### EXERCISE
Each line below must be set down exactly; omit any image you find.

Extracted data entries
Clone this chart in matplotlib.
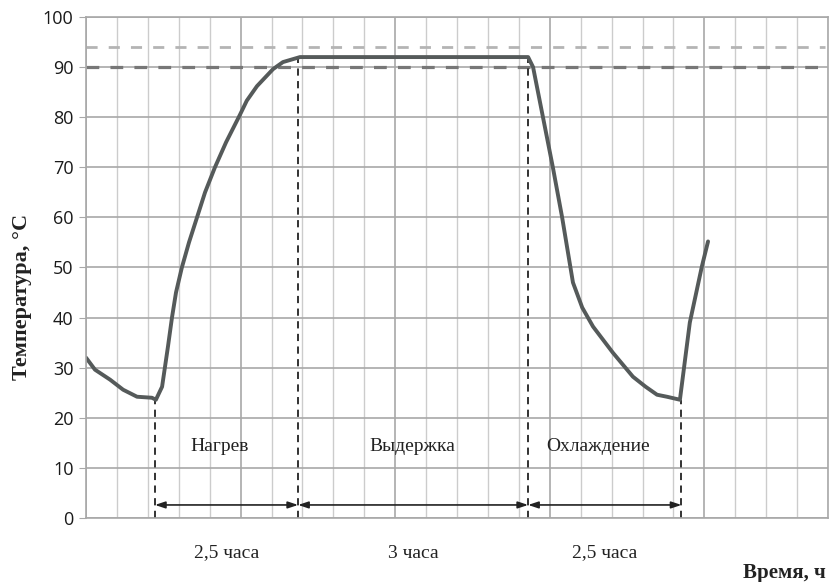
import matplotlib
matplotlib.use("Agg")
import matplotlib.pyplot as plt
from matplotlib.ticker import MultipleLocator

# Temperature curve (x in grid cells, y in degC)
time_pts = [0.0, 0.29, 0.78, 1.2, 1.65, 2.13, 2.26, 2.46, 2.65, 2.78, 2.91, 3.1,
            3.33, 3.59, 3.85, 4.17, 4.53, 4.98, 5.2, 5.53, 6.05, 6.37, 6.92,
            14.3, 14.46, 14.78, 15.1, 15.4, 15.75, 16.05, 16.4, 17.04, 17.69,
            18.1, 18.47, 18.79, 19.21, 19.53, 19.92, 20.12]
temp_pts = [32, 29.6, 27.6, 25.6, 24.2, 24.0, 23.6, 26.2, 34.2, 40, 45, 50,
            55, 60, 65, 70, 75, 80.5, 83.3, 86.2, 89.6, 91, 92,
            92, 90, 80, 70, 60, 47, 42, 38.2, 33, 28.2,
            26.2, 24.6, 24.2, 23.6, 39, 50.2, 55.2]

# Stage boundaries and their temperatures on the curve
bounds = [2.23, 6.86, 14.3, 19.26]
bound_temps = [23.6, 92, 92, 23.6]
stage_names = ['Нагрев', 'Выдержка', 'Охлаждение']
stage_durations = ['2,5 часа', '3 часа', '2,5 часа']
ref_levels = [90, 94]

fig = plt.figure(figsize=(8.32, 5.82), dpi=100)
ax = fig.add_axes([0.1034, 0.11, 0.8918, 0.8608])

ax.set_xlim(0, 24)
ax.set_ylim(0, 100)

# grid
ax.xaxis.set_major_locator(MultipleLocator(5))
ax.xaxis.set_minor_locator(MultipleLocator(1))
ax.yaxis.set_major_locator(MultipleLocator(10))
ax.grid(which='minor', axis='x', color='#cccccc', linewidth=1.0)
ax.grid(which='major', axis='x', color='#a8a8a8', linewidth=1.2)
ax.grid(which='major', axis='y', color='#a8a8a8', linewidth=1.2)
ax.set_axisbelow(True)
for s in ax.spines.values():
    s.set_color('#a8a8a8')
    s.set_linewidth(1.2)
ax.tick_params(axis='x', which='both', length=0, labelbottom=False)
ax.tick_params(axis='y', length=5, color='#a8a8a8', labelsize=13, pad=4)
for lbl in ax.get_yticklabels():
    lbl.set_fontfamily('Open Sans')
    lbl.set_color('#1a1a1a')

# reference levels
ax.plot([0, 23.9], [ref_levels[1], ref_levels[1]], color='#b4b4b4', lw=2.0,
        dashes=(4, 4))
ax.plot([0, 23.9], [ref_levels[0], ref_levels[0]], color='#777777', lw=2.3,
        dashes=(4, 3.5))

# boundaries
for b, t in zip(bounds, bound_temps):
    ax.plot([b, b], [0, t], color='#222222', lw=1.3, dashes=(4, 3))

# curve
ax.plot(time_pts, temp_pts, color='#555a5a', lw=2.8, solid_capstyle='round',
        solid_joinstyle='round')

# duration arrows and labels
serif = 'Liberation Serif'
for i in range(3):
    x0, x1 = bounds[i], bounds[i + 1]
    ax.annotate('', xy=(x1, 2.6), xytext=(x0, 2.6),
                arrowprops=dict(arrowstyle='<|-|>,head_length=0.6,head_width=0.2',
                                color='#222222', lw=1.2, shrinkA=0, shrinkB=0))
    ax.text((x0 + x1) / 2, -7, stage_durations[i], ha='center', va='center',
            fontsize=14, family=serif, color='#222222')

label_x = [4.33, 10.55, 16.55]
for name, lx in zip(stage_names, label_x):
    ax.text(lx, 14.2, name, ha='center', va='center', fontsize=14,
            family=serif, color='#222222')

ax.text(22.6, -11, 'Время, ч', ha='center', va='center', fontsize=15,
        fontweight='bold', family=serif, color='#222222', clip_on=False)
fig.text(0.027, 0.49, 'Температура, °С', rotation=90, ha='center', va='center',
         fontsize=16, fontweight='bold', family=serif, color='#222222')

fig.savefig('out.png', dpi=100)
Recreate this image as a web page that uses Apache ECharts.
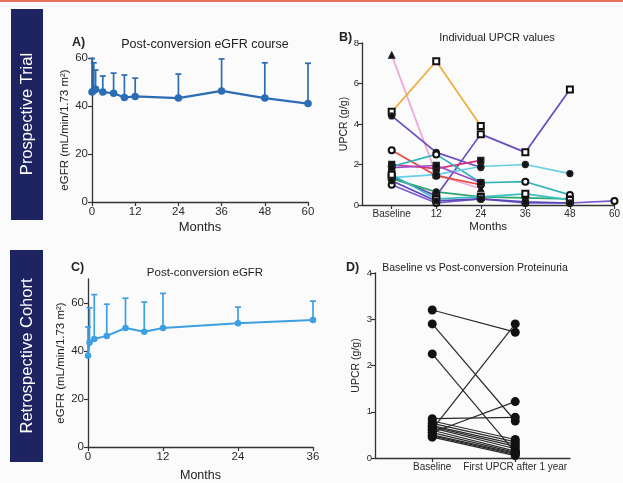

### COMPLETE RESPONSE
Clone this chart in matplotlib.
import matplotlib
matplotlib.use("Agg")
import matplotlib.pyplot as plt
from matplotlib.ticker import MultipleLocator

# Temperature curve (x in grid cells, y in degC)
time_pts = [0.0, 0.29, 0.78, 1.2, 1.65, 2.13, 2.26, 2.46, 2.65, 2.78, 2.91, 3.1,
            3.33, 3.59, 3.85, 4.17, 4.53, 4.98, 5.2, 5.53, 6.05, 6.37, 6.92,
            14.3, 14.46, 14.78, 15.1, 15.4, 15.75, 16.05, 16.4, 17.04, 17.69,
            18.1, 18.47, 18.79, 19.21, 19.53, 19.92, 20.12]
temp_pts = [32, 29.6, 27.6, 25.6, 24.2, 24.0, 23.6, 26.2, 34.2, 40, 45, 50,
            55, 60, 65, 70, 75, 80.5, 83.3, 86.2, 89.6, 91, 92,
            92, 90, 80, 70, 60, 47, 42, 38.2, 33, 28.2,
            26.2, 24.6, 24.2, 23.6, 39, 50.2, 55.2]

# Stage boundaries and their temperatures on the curve
bounds = [2.23, 6.86, 14.3, 19.26]
bound_temps = [23.6, 92, 92, 23.6]
stage_names = ['Нагрев', 'Выдержка', 'Охлаждение']
stage_durations = ['2,5 часа', '3 часа', '2,5 часа']
ref_levels = [90, 94]

fig = plt.figure(figsize=(8.32, 5.82), dpi=100)
ax = fig.add_axes([0.1034, 0.11, 0.8918, 0.8608])

ax.set_xlim(0, 24)
ax.set_ylim(0, 100)

# grid
ax.xaxis.set_major_locator(MultipleLocator(5))
ax.xaxis.set_minor_locator(MultipleLocator(1))
ax.yaxis.set_major_locator(MultipleLocator(10))
ax.grid(which='minor', axis='x', color='#cccccc', linewidth=1.0)
ax.grid(which='major', axis='x', color='#a8a8a8', linewidth=1.2)
ax.grid(which='major', axis='y', color='#a8a8a8', linewidth=1.2)
ax.set_axisbelow(True)
for s in ax.spines.values():
    s.set_color('#a8a8a8')
    s.set_linewidth(1.2)
ax.tick_params(axis='x', which='both', length=0, labelbottom=False)
ax.tick_params(axis='y', length=5, color='#a8a8a8', labelsize=13, pad=4)
for lbl in ax.get_yticklabels():
    lbl.set_fontfamily('Open Sans')
    lbl.set_color('#1a1a1a')

# reference levels
ax.plot([0, 23.9], [ref_levels[1], ref_levels[1]], color='#b4b4b4', lw=2.0,
        dashes=(4, 4))
ax.plot([0, 23.9], [ref_levels[0], ref_levels[0]], color='#777777', lw=2.3,
        dashes=(4, 3.5))

# boundaries
for b, t in zip(bounds, bound_temps):
    ax.plot([b, b], [0, t], color='#222222', lw=1.3, dashes=(4, 3))

# curve
ax.plot(time_pts, temp_pts, color='#555a5a', lw=2.8, solid_capstyle='round',
        solid_joinstyle='round')

# duration arrows and labels
serif = 'Liberation Serif'
for i in range(3):
    x0, x1 = bounds[i], bounds[i + 1]
    ax.annotate('', xy=(x1, 2.6), xytext=(x0, 2.6),
                arrowprops=dict(arrowstyle='<|-|>,head_length=0.6,head_width=0.2',
                                color='#222222', lw=1.2, shrinkA=0, shrinkB=0))
    ax.text((x0 + x1) / 2, -7, stage_durations[i], ha='center', va='center',
            fontsize=14, family=serif, color='#222222')

label_x = [4.33, 10.55, 16.55]
for name, lx in zip(stage_names, label_x):
    ax.text(lx, 14.2, name, ha='center', va='center', fontsize=14,
            family=serif, color='#222222')

ax.text(22.6, -11, 'Время, ч', ha='center', va='center', fontsize=15,
        fontweight='bold', family=serif, color='#222222', clip_on=False)
fig.text(0.027, 0.49, 'Температура, °С', rotation=90, ha='center', va='center',
         fontsize=16, fontweight='bold', family=serif, color='#222222')

fig.savefig('out.png', dpi=100)
Recreate this image as a web page that uses Apache ECharts.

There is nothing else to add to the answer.